▶ _Task description_
In your copy, leave out the pictures; write out all the data exactly.

▶ _Material provided_

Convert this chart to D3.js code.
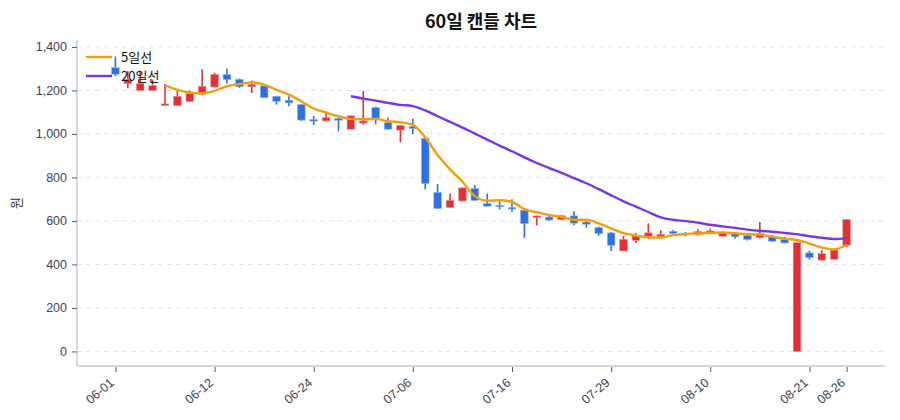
<!DOCTYPE html>
<html>
<head>
<meta charset="utf-8">
<script src="https://cdn.jsdelivr.net/npm/d3@7"></script>
<style>
  body { margin: 0; background: #fff; }
  svg { font-family: "Noto Sans CJK KR", "Noto Sans", sans-serif; }
</style>
</head>
<body>
<main></main>
<script>
// 60 trading days, OHLC
const open  = [1305,1232,1200,1200,1134,1130,1150,1183,1216,1273,1251,1217,1221,1173,1155,1135,1066,1060,1071,1022,
               1050,1122,1052,1018,1034,980,731,662,692,749,680,672,662,649,618,618,606,623,595,569,
               545,462,511,529,530,552,543,539,545,530,542,533,524,527,514,0,453,420,424,489];
const high  = [1356,1290,1290,1250,1230,1200,1200,1296,1282,1300,1255,1245,1225,1175,1173,1138,1082,1095,1088,1085,
               1198,1125,1075,1040,1070,985,770,726,755,765,726,692,700,652,625,626,628,645,603,575,
               549,530,545,588,558,558,549,562,565,550,545,535,595,535,527,500,463,466,468,608];
const low   = [1266,1210,1198,1198,1132,1128,1148,1180,1214,1232,1212,1188,1165,1135,1127,1060,1041,1058,1012,1020,
               1042,1045,1019,962,1000,745,655,660,690,693,666,652,642,522,580,602,604,580,569,532,
               462,462,498,518,526,540,531,532,543,528,519,510,519,505,497,0,423,418,422,480];
const close = [1275,1250,1231,1222,1138,1173,1186,1219,1273,1250,1217,1227,1167,1150,1143,1064,1061,1075,1063,1083,
               1060,1065,1022,1038,1025,772,657,695,752,695,668,666,655,588,623,604,624,590,585,542,
               488,515,534,545,538,543,538,551,554,547,527,515,542,507,499,500,432,450,466,606];
const tickIdx    = [0, 8, 16, 24, 32, 40, 48, 56, 59];
const tickLabels = ['06-01','06-12','06-24','07-06','07-16','07-29','08-10','08-21','08-26'];
const yTicks = [0, 200, 400, 600, 800, 1000, 1200, 1400];

const w = 900, h = 420;
const pLeft = 77, pRight = 885, pTop = 40, pBottom = 366;
const upColor = '#e03236', downColor = '#2f6fe4';

const svg = d3.select('main').append('svg').attr('width', w).attr('height', h);

const x = d3.scaleLinear().domain([-3.1, 62.1]).range([pLeft, pRight]);
const y = d3.scaleLinear().domain([-67, 1432]).range([pBottom, pTop]);

// grid
svg.append('g').selectAll('line').data(yTicks).enter().append('line')
    .attr('x1', pLeft).attr('x2', pRight)
    .attr('y1', d => y(d)).attr('y2', d => y(d))
    .attr('stroke', '#e3e3e3').attr('stroke-dasharray', '5,4');

// axes
const yAxis = d3.axisLeft(y).tickValues(yTicks).tickFormat(d3.format(',')).tickSize(5).tickPadding(5);
const gy = svg.append('g').attr('transform', `translate(${pLeft},0)`).call(yAxis);
gy.select('.domain').attr('stroke', '#d5d9df').attr('stroke-width', 2).attr('d', `M0,${pTop}V${pBottom}`);
gy.selectAll('.tick line').attr('stroke', '#555b66');
gy.selectAll('.tick text').attr('fill', '#3d4450').style('font-size', '12.5px');

const xAxis = d3.axisBottom(x).tickValues(tickIdx).tickFormat((d, i) => tickLabels[i]).tickSize(5);
const gx = svg.append('g').attr('transform', `translate(0,${pBottom})`).call(xAxis);
gx.select('.domain').attr('stroke', '#d5d9df').attr('stroke-width', 2).attr('d', `M${pLeft},0H${pRight}`);
gx.selectAll('.tick line').attr('stroke', '#555b66').attr('transform', 'translate(0,1)');
gx.selectAll('.tick text')
    .attr('fill', '#3d4450').style('font-size', '12.5px')
    .attr('text-anchor', 'end')
    .attr('dy', null).attr('y', 0)
    .attr('transform', 'translate(-1,18) rotate(-40)');

// candles
const idx = d3.range(open.length);
const cg = svg.append('g');
cg.selectAll('line').data(idx).enter().append('line')
    .attr('x1', i => x(i)).attr('x2', i => x(i))
    .attr('y1', i => y(high[i])).attr('y2', i => y(low[i]))
    .attr('stroke', i => close[i] >= open[i] ? upColor : downColor)
    .attr('stroke-width', 1.6);
const bw = 7.6;
cg.selectAll('rect').data(idx).enter().append('rect')
    .attr('x', i => x(i) - bw / 2)
    .attr('width', bw)
    .attr('y', i => y(Math.max(open[i], close[i])))
    .attr('height', i => Math.max(1.5, Math.abs(y(open[i]) - y(close[i]))))
    .attr('fill', i => close[i] >= open[i] ? upColor : downColor)
    .attr('stroke', i => close[i] >= open[i] ? '#f08a8c' : '#8fb0f0')
    .attr('stroke-width', 0.6);

// moving averages
function ma(n) {
    return idx.filter(i => i >= n - 1).map(i => [i, d3.mean(close.slice(i - n + 1, i + 1))]);
}
const line = d3.line().x(d => x(d[0])).y(d => y(d[1])).curve(d3.curveMonotoneX);
svg.append('path').datum(ma(20)).attr('d', line)
    .attr('fill', 'none').attr('stroke', '#7a35e8').attr('stroke-width', 2.4);
svg.append('path').datum(ma(5)).attr('d', line)
    .attr('fill', 'none').attr('stroke', '#f59d0a').attr('stroke-width', 2.4);

// legend
const legend = [['5일선', '#f59d0a'], ['20일선', '#7a35e8']];
const lg = svg.append('g').selectAll('g').data(legend).enter().append('g')
    .attr('transform', (d, i) => `translate(86,${57 + i * 19})`);
lg.append('line').attr('x1', 0).attr('x2', 26).attr('stroke', d => d[1]).attr('stroke-width', 2.4);
lg.append('text').attr('x', 35).attr('y', 5).text(d => d[0])
    .style('font-size', '13px').attr('fill', '#111');

// title and y label
svg.append('text').attr('x', (pLeft + pRight) / 2).attr('y', 28).attr('text-anchor', 'middle')
    .style('font-size', '18px').style('font-weight', 'bold').attr('fill', '#111')
    .text('60일 캔들 차트');
svg.append('text').attr('transform', `translate(21,${(pTop + pBottom) / 2}) rotate(-90)`)
    .attr('text-anchor', 'middle').style('font-size', '13px').attr('fill', '#333')
    .text('원');
</script>
</body>
</html>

▶ _Result of the task_
Convert this chart to D3.js code.
<!DOCTYPE html>
<html>
<head>
<meta charset="utf-8">
<script src="https://cdn.jsdelivr.net/npm/d3@7"></script>
<style>
  body { margin: 0; background: #fff; }
  svg { font-family: "Noto Sans CJK KR", "Noto Sans", sans-serif; }
</style>
</head>
<body>
<main></main>
<script>
// 60 trading days, OHLC
const open  = [1305,1232,1200,1200,1134,1130,1150,1183,1216,1273,1251,1217,1221,1173,1155,1135,1066,1060,1071,1022,
               1050,1122,1052,1018,1034,980,731,662,692,749,680,672,662,649,618,618,606,623,595,569,
               545,462,511,529,530,552,543,539,545,530,542,533,524,527,514,0,453,420,424,489];
const high  = [1356,1290,1290,1250,1230,1200,1200,1296,1282,1300,1255,1245,1225,1175,1173,1138,1082,1095,1088,1085,
               1198,1125,1075,1040,1070,985,770,726,755,765,726,692,700,652,625,626,628,645,603,575,
               549,530,545,588,558,558,549,562,565,550,545,535,595,535,527,500,463,466,468,608];
const low   = [1266,1210,1198,1198,1132,1128,1148,1180,1214,1232,1212,1188,1165,1135,1127,1060,1041,1058,1012,1020,
               1042,1045,1019,962,1000,745,655,660,690,693,666,652,642,522,580,602,604,580,569,532,
               462,462,498,518,526,540,531,532,543,528,519,510,519,505,497,0,423,418,422,480];
const close = [1275,1250,1231,1222,1138,1173,1186,1219,1273,1250,1217,1227,1167,1150,1143,1064,1061,1075,1063,1083,
               1060,1065,1022,1038,1025,772,657,695,752,695,668,666,655,588,623,604,624,590,585,542,
               488,515,534,545,538,543,538,551,554,547,527,515,542,507,499,500,432,450,466,606];
const tickIdx    = [0, 8, 16, 24, 32, 40, 48, 56, 59];
const tickLabels = ['06-01','06-12','06-24','07-06','07-16','07-29','08-10','08-21','08-26'];
const yTicks = [0, 200, 400, 600, 800, 1000, 1200, 1400];

const w = 900, h = 420;
const pLeft = 77, pRight = 885, pTop = 40, pBottom = 366;
const upColor = '#e03236', downColor = '#2f6fe4';

const svg = d3.select('main').append('svg').attr('width', w).attr('height', h);

const x = d3.scaleLinear().domain([-3.1, 62.1]).range([pLeft, pRight]);
const y = d3.scaleLinear().domain([-67, 1432]).range([pBottom, pTop]);

// grid
svg.append('g').selectAll('line').data(yTicks).enter().append('line')
    .attr('x1', pLeft).attr('x2', pRight)
    .attr('y1', d => y(d)).attr('y2', d => y(d))
    .attr('stroke', '#e3e3e3').attr('stroke-dasharray', '5,4');

// axes
const yAxis = d3.axisLeft(y).tickValues(yTicks).tickFormat(d3.format(',')).tickSize(5).tickPadding(5);
const gy = svg.append('g').attr('transform', `translate(${pLeft},0)`).call(yAxis);
gy.select('.domain').attr('stroke', '#d5d9df').attr('stroke-width', 2).attr('d', `M0,${pTop}V${pBottom}`);
gy.selectAll('.tick line').attr('stroke', '#555b66');
gy.selectAll('.tick text').attr('fill', '#3d4450').style('font-size', '12.5px');

const xAxis = d3.axisBottom(x).tickValues(tickIdx).tickFormat((d, i) => tickLabels[i]).tickSize(5);
const gx = svg.append('g').attr('transform', `translate(0,${pBottom})`).call(xAxis);
gx.select('.domain').attr('stroke', '#d5d9df').attr('stroke-width', 2).attr('d', `M${pLeft},0H${pRight}`);
gx.selectAll('.tick line').attr('stroke', '#555b66').attr('transform', 'translate(0,1)');
gx.selectAll('.tick text')
    .attr('fill', '#3d4450').style('font-size', '12.5px')
    .attr('text-anchor', 'end')
    .attr('dy', null).attr('y', 0)
    .attr('transform', 'translate(-1,18) rotate(-40)');

// candles
const idx = d3.range(open.length);
const cg = svg.append('g');
cg.selectAll('line').data(idx).enter().append('line')
    .attr('x1', i => x(i)).attr('x2', i => x(i))
    .attr('y1', i => y(high[i])).attr('y2', i => y(low[i]))
    .attr('stroke', i => close[i] >= open[i] ? upColor : downColor)
    .attr('stroke-width', 1.6);
const bw = 7.6;
cg.selectAll('rect').data(idx).enter().append('rect')
    .attr('x', i => x(i) - bw / 2)
    .attr('width', bw)
    .attr('y', i => y(Math.max(open[i], close[i])))
    .attr('height', i => Math.max(1.5, Math.abs(y(open[i]) - y(close[i]))))
    .attr('fill', i => close[i] >= open[i] ? upColor : downColor)
    .attr('stroke', i => close[i] >= open[i] ? '#f08a8c' : '#8fb0f0')
    .attr('stroke-width', 0.6);

// moving averages
function ma(n) {
    return idx.filter(i => i >= n - 1).map(i => [i, d3.mean(close.slice(i - n + 1, i + 1))]);
}
const line = d3.line().x(d => x(d[0])).y(d => y(d[1])).curve(d3.curveMonotoneX);
svg.append('path').datum(ma(20)).attr('d', line)
    .attr('fill', 'none').attr('stroke', '#7a35e8').attr('stroke-width', 2.4);
svg.append('path').datum(ma(5)).attr('d', line)
    .attr('fill', 'none').attr('stroke', '#f59d0a').attr('stroke-width', 2.4);

// legend
const legend = [['5일선', '#f59d0a'], ['20일선', '#7a35e8']];
const lg = svg.append('g').selectAll('g').data(legend).enter().append('g')
    .attr('transform', (d, i) => `translate(86,${57 + i * 19})`);
lg.append('line').attr('x1', 0).attr('x2', 26).attr('stroke', d => d[1]).attr('stroke-width', 2.4);
lg.append('text').attr('x', 35).attr('y', 5).text(d => d[0])
    .style('font-size', '13px').attr('fill', '#111');

// title and y label
svg.append('text').attr('x', (pLeft + pRight) / 2).attr('y', 28).attr('text-anchor', 'middle')
    .style('font-size', '18px').style('font-weight', 'bold').attr('fill', '#111')
    .text('60일 캔들 차트');
svg.append('text').attr('transform', `translate(21,${(pTop + pBottom) / 2}) rotate(-90)`)
    .attr('text-anchor', 'middle').style('font-size', '13px').attr('fill', '#333')
    .text('원');
</script>
</body>
</html>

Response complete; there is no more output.